School board President Scott Brown noted that school system officials a couple of years ago made a big push about the importance of STEM education.
“While we didn’t get the funds we were trying to get [with a proposed tax increase], it’s been really encouraging to see our community come together in ways we weren’t even thinking about two to three years ago,” Brown said.
Shaw said the $42,500 check for arts education is coming from the state’s Education Trust Fund, and he can’t think of a better way to use tax dollars than for kids. He himself was a product of the arts programs in Vestavia Hills City Schools, participating in a fifth grade musical, middle school and high school choirs and the Vestavia Hills High School drumline in the band his senior year, he said.
“I was never good enough to make a living from it, but it’s certainly been an important part to me,” Shaw said. “The work you’re doing is going to impact these kids for years and years and years until they’re not kids anymore and way past being kids.”
Freeman said state Rep. Jim Carns also is providing some state money for arts education in Vestavia Hills schools.
The money from Shaw and Carns will be used for a variety of things, including adjunct instructors for the middle and high school band programs and dance and theater programs at the middle schools, professional development, materials for visual arts, transportation and smaller facility needs in the arts programs, said Faith Lenhart, the district’s fine arts director.
In other business Monday, the school board:
- Hired Lathan Associates Architects as the design firm for a project to retrofit the theater rigging system at Vestavia Hills High School for an estimated $24,885.
- Hired Lathan Associates Architects to do architectural designs for repair work on the external cafeteria wall at Pizitz Middle School after a vehicle crashed into the wall. The estimated cost of repair is $125,000, and the architectural fee will be $5,000, records show.
- Hired Lathan Associates Architects as the design firm for cafeteria renovations to provide some additional small classroom space at Vestavia Hills Elementary School East for an estimated $83,250.

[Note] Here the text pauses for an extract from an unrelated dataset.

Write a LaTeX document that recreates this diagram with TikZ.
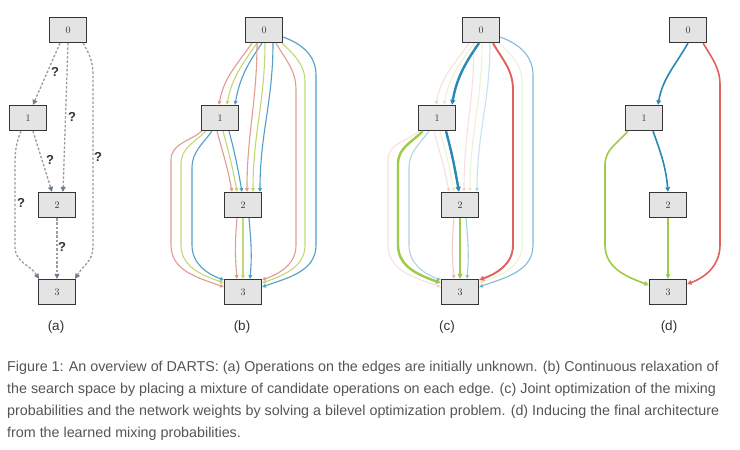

- Hired Lathan Associates Architects as the design firm for canopy projects at Vestavia Hills Elementary East and Vestavia Hills Elementary Dolly Ridge for an estimated $13,500.
- Agreed to pay $415,200 for emergency communications equipment that will allow school employees to communicate quickly with one another in emergency situations.
- Agreed to pay Transportation South $307,828 for two new 72-passenger school buses to replace older buses.
- Approved a new policy forbidding the distribution of sexually explicit or pornographic images, including images created using artificial intelligence, in accordance with a new state law. The district already has measures in its code of conduct to address such violations but needed to adopt a particular policy to comply with state law, Freeman said.
- Approved licensing agreements with Tana Bernal and Birmingham Business Forms that will allow them to use the school district’s trademarks on items for sale.
- Approved an amendment to a contract with Littleton Electric Service to cover $7,209 in additional costs for a new fire alarm system at the former Vestavia Hills Chamber of Commerce building.
- Selected new school board member Amber Terakedis as the board’s representative at the next Alabama Association of School Boards conference.
- Congratulated Vestavia Hills High School theater teacher Jamie Stephenson for being inducted into the national Educational Theatre Association Hall of Fame.